Dataset extract —

---

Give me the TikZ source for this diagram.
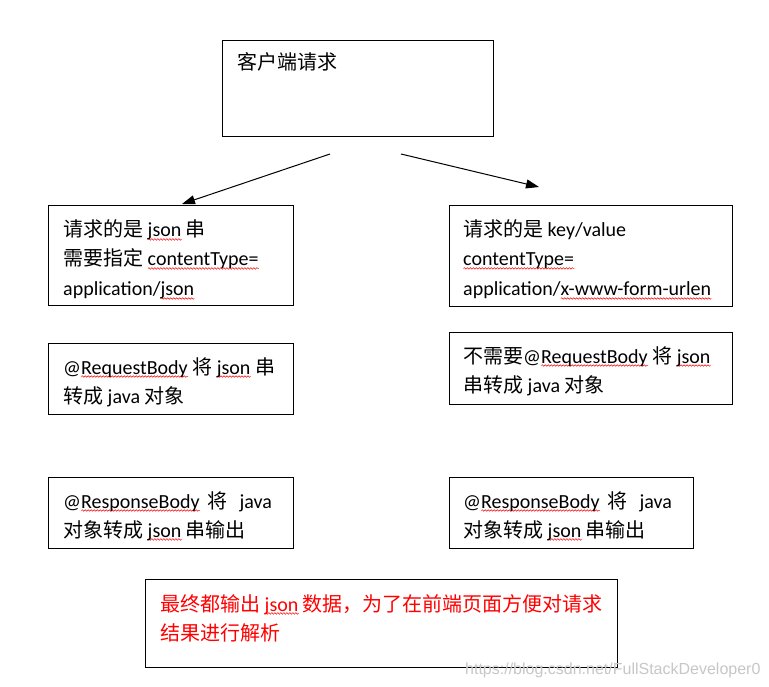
\documentclass[tikz,border=0pt]{standalone}
\usepackage{fontspec}
\setmainfont{Carlito}
\newfontfamily\cjk{Noto Sans CJK SC}
\newfontfamily\wmfont{Liberation Sans}
\usetikzlibrary{arrows.meta,decorations.pathmorphing}
\newcommand\zh[1]{{\cjk #1}}
\newlength\sqlen
\newcommand\sq[1]{\setbox0\hbox{#1}\setlength\sqlen{\wd0}\rlap{\raisebox{-3.5pt}{\tikz\draw[red,line width=0.5pt,decorate,decoration={snake,amplitude=0.8pt,segment length=3pt}] (0pt,0pt) -- (\sqlen,0pt);}}\box0\relax}
\begin{document}
\begin{tikzpicture}[x=1pt,y=-1pt,
  box/.style={draw,line width=1pt,anchor=north west,inner sep=0pt},
  txt/.style={anchor=base west,inner sep=0pt,font=\fontsize{20}{24}\selectfont},
  arr/.style={line width=1pt,-{Triangle[length=13pt,width=9pt]}}]
\useasboundingbox (0,0) rectangle (769,687);
\fill[white] (0,0) rectangle (769,687);
% boxes
\node[box,minimum width=271pt,minimum height=96pt] (top) at (222,40) {};
\node[box,minimum width=245pt,minimum height=100pt] (l1) at (48,205) {};
\node[box,minimum width=283pt,minimum height=101pt] (r1) at (449,205) {};
\node[box,minimum width=245pt,minimum height=71pt] (l2) at (48,343) {};
\node[box,minimum width=283pt,minimum height=72pt] (r2) at (449,332) {};
\node[box,minimum width=245pt,minimum height=71pt] (l3) at (48,477) {};
\node[box,minimum width=244pt,minimum height=71pt] (r3) at (449,477) {};
\node[box,minimum width=472pt,minimum height=88pt] (bot) at (145,579) {};
% texts
\node[txt] (topt) at (237,70) {\zh{客户端请求}};
\node[txt] (l1a) at (63,237) {\zh{请求的是} \sq{json} \zh{串}};
\node[txt] (l1b) at (63,266) {\zh{需要指定} \sq{contentType=}};
\node[txt] (l1c) at (63,296) {application/\sq{json}};
\node[txt] (r1a) at (463,237) {\zh{请求的是} key/value};
\node[txt] (r1b) at (463,266) {\sq{contentType=}};
\node[txt] (r1c) at (463,296) {application/\sq{x-www-form-urlen}};
\node[txt] (l2a) at (63,374) {@\sq{RequestBody} \zh{将} \sq{json} \zh{串}};
\node[txt] (l2b) at (63,403) {\zh{转成} java \zh{对象}};
\node[txt] (r2a) at (463,363) {\zh{不需要}@\sq{RequestBody} \zh{将} \sq{json}};
\node[txt] (r2b) at (463,392) {\zh{串转成} java \zh{对象}};
\node[txt] (l3a) at (63,508) {@\sq{ResponseBody}\hspace{8pt}\zh{将}\hspace{12pt}java};
\node[txt] (l3b) at (63,537) {\zh{对象转成} \sq{json} \zh{串输出}};
\node[txt] (r3a) at (463,508) {@\sq{ResponseBody}\hspace{8pt}\zh{将}\hspace{12pt}java};
\node[txt] (r3b) at (463,537) {\zh{对象转成} \sq{json} \zh{串输出}};
\node[txt,text=red] (ba) at (160,611) {\zh{最终都输出} \sq{json} \zh{数据，为了在前端页面方便对请求}};
\node[txt,text=red] (bb) at (160,640) {\zh{结果进行解析}};
% watermark
\node[anchor=base west,inner sep=0pt,text=black!22,font=\wmfont\fontsize{16}{18}\selectfont] (wm) at (465,674) {https://blog.csdn.net/FullStackDeveloper0};
% arrows
\coordinate (a1s) at (330,154);
\coordinate (a1e) at (182,204);
\coordinate (a2s) at (401,154);
\coordinate (a2e) at (539,187);
\draw[arr] (a1s) -- (a1e);
\draw[arr] (a2s) -- (a2e);
\end{tikzpicture}
\end{document}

---

Exercise goal — Take the listing above and restate it word for word, without its pictures.

Reply —
Give me the TikZ source for this diagram.
\documentclass[tikz,border=0pt]{standalone}
\usepackage{fontspec}
\setmainfont{Carlito}
\newfontfamily\cjk{Noto Sans CJK SC}
\newfontfamily\wmfont{Liberation Sans}
\usetikzlibrary{arrows.meta,decorations.pathmorphing}
\newcommand\zh[1]{{\cjk #1}}
\newlength\sqlen
\newcommand\sq[1]{\setbox0\hbox{#1}\setlength\sqlen{\wd0}\rlap{\raisebox{-3.5pt}{\tikz\draw[red,line width=0.5pt,decorate,decoration={snake,amplitude=0.8pt,segment length=3pt}] (0pt,0pt) -- (\sqlen,0pt);}}\box0\relax}
\begin{document}
\begin{tikzpicture}[x=1pt,y=-1pt,
  box/.style={draw,line width=1pt,anchor=north west,inner sep=0pt},
  txt/.style={anchor=base west,inner sep=0pt,font=\fontsize{20}{24}\selectfont},
  arr/.style={line width=1pt,-{Triangle[length=13pt,width=9pt]}}]
\useasboundingbox (0,0) rectangle (769,687);
\fill[white] (0,0) rectangle (769,687);
% boxes
\node[box,minimum width=271pt,minimum height=96pt] (top) at (222,40) {};
\node[box,minimum width=245pt,minimum height=100pt] (l1) at (48,205) {};
\node[box,minimum width=283pt,minimum height=101pt] (r1) at (449,205) {};
\node[box,minimum width=245pt,minimum height=71pt] (l2) at (48,343) {};
\node[box,minimum width=283pt,minimum height=72pt] (r2) at (449,332) {};
\node[box,minimum width=245pt,minimum height=71pt] (l3) at (48,477) {};
\node[box,minimum width=244pt,minimum height=71pt] (r3) at (449,477) {};
\node[box,minimum width=472pt,minimum height=88pt] (bot) at (145,579) {};
% texts
\node[txt] (topt) at (237,70) {\zh{客户端请求}};
\node[txt] (l1a) at (63,237) {\zh{请求的是} \sq{json} \zh{串}};
\node[txt] (l1b) at (63,266) {\zh{需要指定} \sq{contentType=}};
\node[txt] (l1c) at (63,296) {application/\sq{json}};
\node[txt] (r1a) at (463,237) {\zh{请求的是} key/value};
\node[txt] (r1b) at (463,266) {\sq{contentType=}};
\node[txt] (r1c) at (463,296) {application/\sq{x-www-form-urlen}};
\node[txt] (l2a) at (63,374) {@\sq{RequestBody} \zh{将} \sq{json} \zh{串}};
\node[txt] (l2b) at (63,403) {\zh{转成} java \zh{对象}};
\node[txt] (r2a) at (463,363) {\zh{不需要}@\sq{RequestBody} \zh{将} \sq{json}};
\node[txt] (r2b) at (463,392) {\zh{串转成} java \zh{对象}};
\node[txt] (l3a) at (63,508) {@\sq{ResponseBody}\hspace{8pt}\zh{将}\hspace{12pt}java};
\node[txt] (l3b) at (63,537) {\zh{对象转成} \sq{json} \zh{串输出}};
\node[txt] (r3a) at (463,508) {@\sq{ResponseBody}\hspace{8pt}\zh{将}\hspace{12pt}java};
\node[txt] (r3b) at (463,537) {\zh{对象转成} \sq{json} \zh{串输出}};
\node[txt,text=red] (ba) at (160,611) {\zh{最终都输出} \sq{json} \zh{数据，为了在前端页面方便对请求}};
\node[txt,text=red] (bb) at (160,640) {\zh{结果进行解析}};
% watermark
\node[anchor=base west,inner sep=0pt,text=black!22,font=\wmfont\fontsize{16}{18}\selectfont] (wm) at (465,674) {https://blog.csdn.net/FullStackDeveloper0};
% arrows
\coordinate (a1s) at (330,154);
\coordinate (a1e) at (182,204);
\coordinate (a2s) at (401,154);
\coordinate (a2e) at (539,187);
\draw[arr] (a1s) -- (a1e);
\draw[arr] (a2s) -- (a2e);
\end{tikzpicture}
\end{document}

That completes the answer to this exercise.